ただし、ただ「できません」と言うのではなく「こういう条件ならできます」という提案を必ず行います。そのうえで、先方が望む仕様や条件にできるだけ近づける努力をします。海外の農園との窓口となる担当者も、ゴールを共有して一緒に汗をかいてくれる人のほうがうまくいく確率は高いですね。
*温度と圧力をかけて超臨界状態にした二酸化炭素を、原料に接触させ、カフェインを抽出する方法。その後、二酸化炭素からカフェインを除去し、二酸化炭素を再利用することで、環境負荷を抑えられる。
──ピコフードサービスを起業して、今日までに最も苦労したことは何でしたか?
田那辺社長 創業者なんて毎日が苦労の連続ですよ(笑)。そもそもスペシャルティコーヒーという知名度の低い商材を扱っているので、事業が安定するまで10数年かかりましたから。

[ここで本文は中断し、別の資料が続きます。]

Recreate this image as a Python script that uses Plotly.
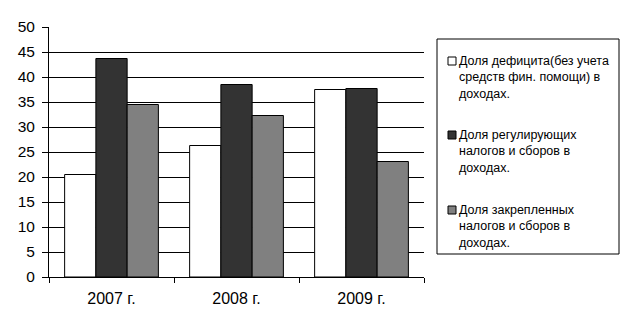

これまで経験から言えるのは、「こうすれば成功する」という方程式はなく、コツコツやるべきことを積み重ね続ける以外にありません。定期的に開催しているコーヒー教室も、回数を重ねることで数人が延べ数百人になり、スペシャルティコーヒーのよさを理解してくれるお客さまを地道に増やしていきました。「コツコツが勝つコツ」です。
──これから食品業界で独立・開業をお考えの読者もいると思います。一言アドバイスをお願いします。
田那辺社長 大儲けしたいのなら、「自分だけが成功するんだ」ということだけハングリーに追求すべきでしょう。ただ、長続きするかはわかりません。
「勝つ=続ける」だとしたら、繰り返しますが「コツコツが勝つコツ」。例えば、展示会に出たあと、出会ったバイヤーさんからの連絡を待っている人がいますが、自分から連絡をすべきです。そこで断られてもあきらめず、すべきことを積み重ねる。それしかありません。断られるのが嫌な人は初めから独立を考えないほうがいい。9割が断られるのですから。